Quando os crimes de feminicídio não são tratados com a devida seriedade ou, pior ainda, quando a vítima é culpabilizada, o agressor sente que seus atos são justificáveis ou aceitáveis. O aumento dos feminicídios reflete não apenas uma falha no sistema de proteção às mulheres, mas também uma falha ética mais ampla na sociedade, que não valoriza a vida e a dignidade das mulheres de maneira adequada.
Sendo assim, uma das formas mais eficazes de combater a indiferença moral em relação ao feminicídio é por meio da educação, sendo essencial que a sociedade promova a igualdade de gênero desde os primeiros anos de vida, ensinando meninos e meninas a respeitarem uns aos outros como iguais, desconstruindo estereótipos de gênero e promovendo o respeito mútuo para prevenir a violência no futuro.
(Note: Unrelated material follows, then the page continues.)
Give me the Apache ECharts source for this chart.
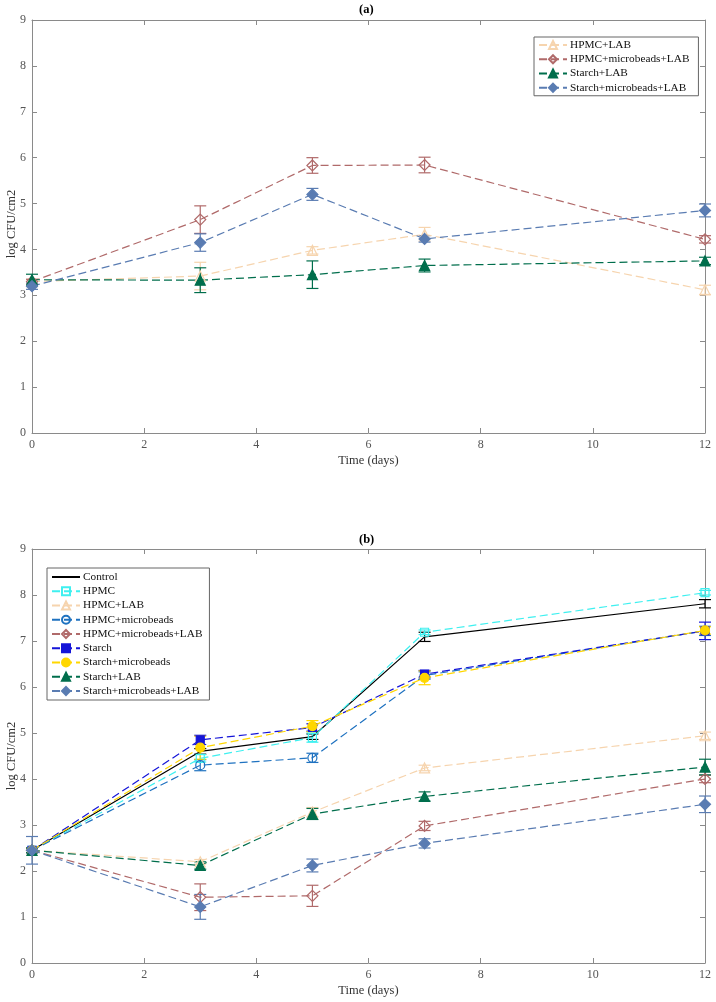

A educação e a conscientização podem criar uma cultura de respeito e proteção às mulheres, minando a indiferença moral que sustenta o feminicídio. Neste sentido, campanhas de conscientização sobre o feminicídio podem ajudar a sensibilizar a população para a gravidade do problema, sendo crucial que a sociedade entenda que o feminicídio não é um “drama familiar” ou um “crime passional”, mas um reflexo de uma estrutura social que oprime as mulheres e permite que seus direitos sejam violados.